На рыбалке мы жили на свободе - лагерной охраны и надзирателей не было. Лишь раз в две недели надзиратель из лагеря приезжал проверить заключенных. Несколько раз я ходил в Магадан. Из письма мамы узнал, что Лариса Башкирова работала контролером ОТК в цехе топливной аппаратуры Магаданского промкомбината. Мне удалось связаться с ней по телефону, а затем с ее помощью выпросить пропуск, встретиться и поговорить.
Конец 1945-го года и начало 1946-го Лариса провела в Приморском крае сначала в женском сельхозлагере, выращивая и обрабатывая урожай для колымчан, а затем на лесоповале. Лагеря подчинялись Дальстрою и в них, как и в большинстве лагерей, удаленных от взоров высокого начальства, царили хаос и произвол. Ларису назначили бригадиром, но заставлять других заключенных работать до полного изнеможения, как это требовалось от бригадира, она не умела и не хотела, и ее быстро сняли с этой должности. Через год Лариса попала в Магадан, где у нее и работа была легче, и бытовые условия лучше.

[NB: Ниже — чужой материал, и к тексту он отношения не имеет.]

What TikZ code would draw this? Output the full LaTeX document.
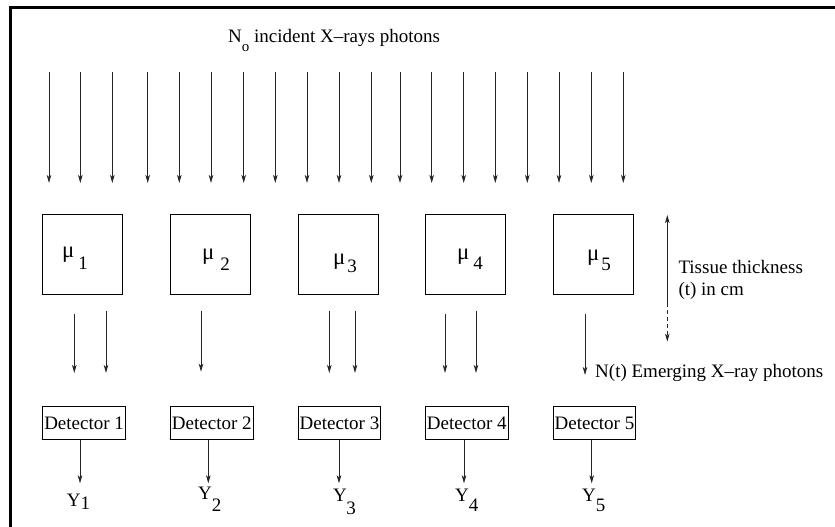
\documentclass[tikz,border=0pt]{standalone}
\usepackage{fontspec}
\setmainfont{Liberation Serif}
\usetikzlibrary{arrows.meta}
\begin{document}
\begin{tikzpicture}[x=1pt,y=-1pt,
  arr/.style={line width=0.9pt, draw=black!85, -{Stealth[length=8pt,width=4.5pt,inset=2pt]}},
  lbl/.style={inner sep=0pt, anchor=base west, font=\fontsize{19}{22}\selectfont},
  mubox/.style={draw, line width=0.9pt, minimum width=80pt, minimum height=80pt, anchor=north west, inner sep=0pt},
  detbox/.style={draw, line width=0.9pt, minimum height=33pt, inner xsep=1.5pt, inner ysep=0pt, anchor=north west, font=\fontsize{19}{22}\selectfont},
  frame/.style={line width=2.5pt, draw=black}]
\useasboundingbox (0,0) rectangle (835,527);
% frame (top and left only)
\draw[frame] (10.7,527) -- (10.7,7.5) -- (835,7.5);
% title
\node[lbl] (title) at (228,43) {N\raisebox{-9pt}{\fontsize{15}{15}\selectfont o} incident X–rays photons};
% incident arrows
\foreach \x [count=\i] in {49,80.3,112.3,147.7,179.3,211,243.7,275.3,307,339,371.3,400,431.7,463.7,495.3,527.3,559,591.3,623.3} {
  \coordinate (ia\i) at (\x,72);
  \coordinate (ib\i) at (\x,183);
  \draw[arr] (ia\i) -- (ib\i);
}
% tissue boxes
\node[mubox] (box1) at (42.3,214.3) {};
\node[mubox] (box2) at (170,214.3) {};
\node[mubox] (box3) at (297.7,214.3) {};
\node[mubox] (box4) at (425,214.3) {};
\node[mubox] (box5) at (552.7,214.3) {};
% mu labels
\node[lbl] (mu1) at (62,257) {\scalebox{1.2}{μ}\hspace{4pt}\raisebox{-12pt}{1}};
\node[lbl] (mu2) at (202,259.5) {\scalebox{1.2}{μ}\hspace{6pt}\raisebox{-10.5pt}{2}};
\node[lbl] (mu3) at (333,264) {\scalebox{1.2}{μ}\hspace{2pt}\raisebox{-8pt}{3}};
\node[lbl] (mu4) at (457,259.5) {\scalebox{1.2}{μ}\hspace{4pt}\raisebox{-9.5pt}{4}};
\node[lbl] (mu5) at (587,260) {\scalebox{1.2}{μ}\hspace{2pt}\raisebox{-10pt}{5}};
% thickness arrow
\coordinate (thTop) at (667.3,215);
\coordinate (thMid) at (667.3,303);
\coordinate (thBot) at (667.3,341.7);
\draw[arr] (thMid) -- (thTop);
\draw[arr, dash pattern=on 4pt off 3pt] (thMid) -- (thBot);
\node[lbl] (t1) at (678.3,273) {Tissue thickness};
\node[lbl] (t2) at (678.3,295) {(t) in cm};
% emerging arrows
\foreach \x/\ya/\yb [count=\i] in {74.3/314/373, 106/310.7/373, 201/310.7/371.7, 329.3/310.7/373, 355/310.7/373, 445/314/373, 476/310.7/373, 585/314/375} {
  \coordinate (ea\i) at (\x,\ya);
  \coordinate (eb\i) at (\x,\yb);
  \draw[arr] (ea\i) -- (eb\i);
}
\node[lbl] (emerg) at (595,377) {N(t) Emerging X–ray photons};
% detectors
\node[detbox] (d1) at (42.3,406) {Detector 1};
\node[detbox] (d2) at (170,406) {Detector 2};
\node[detbox] (d3) at (297.7,406) {Detector 3};
\node[detbox] (d4) at (425,406) {Detector 4};
\node[detbox] (d5) at (552.7,406) {Detector 5};
% outputs
\node[lbl] (y1) at (66.7,506.7) {Y\raisebox{-2.5pt}{1}};
\node[lbl] (y2) at (198,499.5) {Y\raisebox{-12pt}{2}};
\node[lbl] (y3) at (333,501.7) {Y\hspace{-0.5pt}\raisebox{-13pt}{3}};
\node[lbl] (y4) at (455,501.7) {Y\raisebox{-10pt}{4}};
\node[lbl] (y5) at (582,501.7) {Y\raisebox{-10pt}{5}};
\foreach \x [count=\i] in {80,208.3,339,464,591.7} {
  \coordinate (dt\i) at (\x,483.3);
  \draw[arr] (dt\i |- d\i.south) -- (dt\i);
}
\end{tikzpicture}
\end{document}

Я знал, что Яков Михайлович Уманский после освобождения из лагеря остался в Магадане. Адреса у меня не было, но я решил, что в морге Магаданской больницы его, как патологоанатома, знают и помогут мне найти. Действительно, я не ошибся - там он и работал. Мы обрадовались встрече. Яков Михайлович привел меня в одну из комнат общежития больницы, где он жил с тремя другими работниками ее, также бывшими заключенными, оставшимися на Колыме без семей. До заключения у Якова Михайловича была хорошая комната, приличная мебель, небольшая библиотека, ковры. И хотя он был осужден без конфискации имущества, все это было разворовано. А вклад в сберкассу в сумме более 10 тысяч рублей не только сохранился, но даже значительно увеличился за счет начисления процентов за время его нахождения в лагере. Материальные запросы Якова Михайловича, привыкшего за последние годы к скромной жизни, были невелики - ему вполне хватало зарплаты; и вклад он завещал дочери, жившей в Москве с мужем и сыном, надеясь, что со временем это окажется для них неплохим подспорьем. Но судьба распорядилась иначе: конфискационная денежная реформа декабря 1947 года в значительной степени обесценила его накопления.